The Void

Have you ever stared off into space? Lots of space out there, isn’t there.  Stars, planets, clouds and comets and dust. Lots and lots of cluttered space.

It’s quite comforting, seeing that we’re very small and there is something so impressive and big out there, just above us.

If you compare it to your head, a head filled with nonsense and trouble and things you’ve learned, what then?  How does your head feel, if you look inside instead of out. Does it feel heavy? Does it feel filled and busy?  If you’re like me, it may feel as busy as the space above. Shooting stars of fleeting thoughts, heavy planets of choices you’ve made long ago that are weighing on your mind. I feel it. And sometimes I don’t even realize that I’m feeling it, but I am. If I pay attention, if I really focus on it, I can feel the weight of each and every bit of knowledge and space dust bristling through my brain.

Now, have you ever done the opposite? Have you ever had the opportunity to stare off into nothingness?  Not nothingness like the vastness of space above, because that’s a cluttered void. Have you ever had the chance to stare off into a truly empty void. Have you ever stared off into true space?

I had the privilege of looking at a true void recently, a few weeks back. The feeling I got from doing that, it was instant. Weight lifted from my head and I physically felt my shoulders raise from the lifting of it.

At my job, a silly old job, but one that demands quite a lot of creative thinking to avoid obstacles, I found a void.

Here’s how:

During a normal day I am given half-an-hour to find lunch and eat it. On most days I end up eating at my desk as I work. These days this doesn’t sound like much of a new concept, I know, but that’s the way it was for me, anyway.  One day, there I was walking around the food court hunting after something to eat. I don’t remember what I got, a burger probably, but I do remember finding a seat. This was rare.
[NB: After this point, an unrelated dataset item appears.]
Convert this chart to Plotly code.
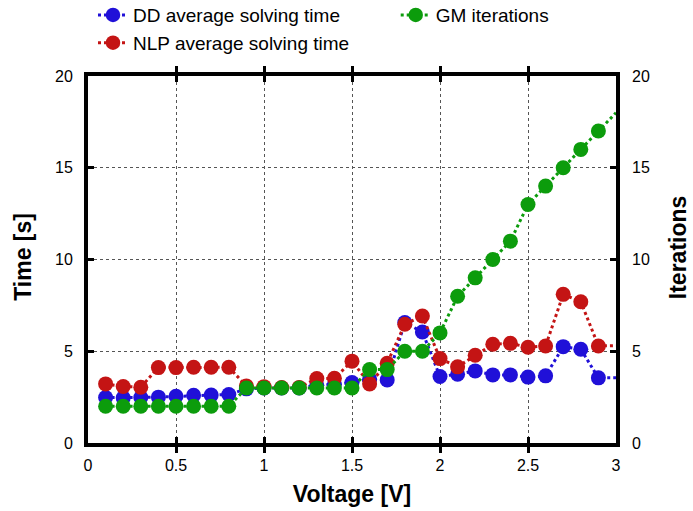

Usually, in this food court every seat would be taken and, when vacated, swiftly filled with another bottom.

I found a seat for the first time in the months that I’d worked this job. I took the seat and decided that on that day I would take the time to myself, let myself unwind a bit from the day.  This decision was important for two reasons. The first, it gave me the chance to sit near the large window that took up an entire wall in the food court. The second, by deciding to pause my day, I opened myself up for what happened next. I’m not sure if this would have worked if I didn’t  open myself up first.

Back to that window, because it leads to me finding my void. This window is a massive construct of a hundred smaller windows that, on a normal day, would provide a view of the world outside. People could look though them and see the weather, the mountains and so much more if they really looked. When I sat in front of it, the window was black. It was night out, you see. I managed to sit down in front of the window with a meal maybe an hour after dusk.  Due to my hunger I barely register the window as merely another feature of the room; a feature just like the plants hanging in planters, the coffee shop and the tables and chairs.

After a few bites of food I reminded myself that I’d come to this spot to decompress and I slowed down. I set the burger down and looked around me. Not right away, but eventually, I found the window. At first I didn’t think much of it because I couldn’t see anything through the glass, not even the mountains in the dark. Then I recognized what I was seeing: Nothing. True and absolute nothing. The world was so dark and so distant through those windows it couldn’t be found. I had discovered a true void.

It was then and there that I started calling the window “The Void”. I didn’t realize the whole weight of my discovery for a few days, and after another visit to The Void. But that first time, when I looked into a true void, I felt everything leave my mind. The work that needed finishing, the people I needed to talk to and e-mail, even the uniform I wore and bore the emblem of vanished from my thoughts when I looked into The Void. I became so free and, though I didn’t understand completely, I felt the impact instantly.

I mentioned openness earlier. I said that it was important that I be open to experiencing the void because if I had been closed-off and full of worry about my day ahead or how I would manage all my daily tasks, I would have looked at that window and then looked away. There would be no experience involved and I would have forgotten the window just as easily as I’d found it. Some time before this experience I’d looked into Chakras. Through that research I found how important it was to take in the world around you. Through opening the first Chakra, also known as the Root Chakra, I recognized how important it was to ground yourself to the earth, to feel your bond with the world around you. I believe that it was through this understanding that I could feel this true void in front of me.  If I’d not looked into Chakras, I might not have been able to open myself, or unable to understand that I had opened myself.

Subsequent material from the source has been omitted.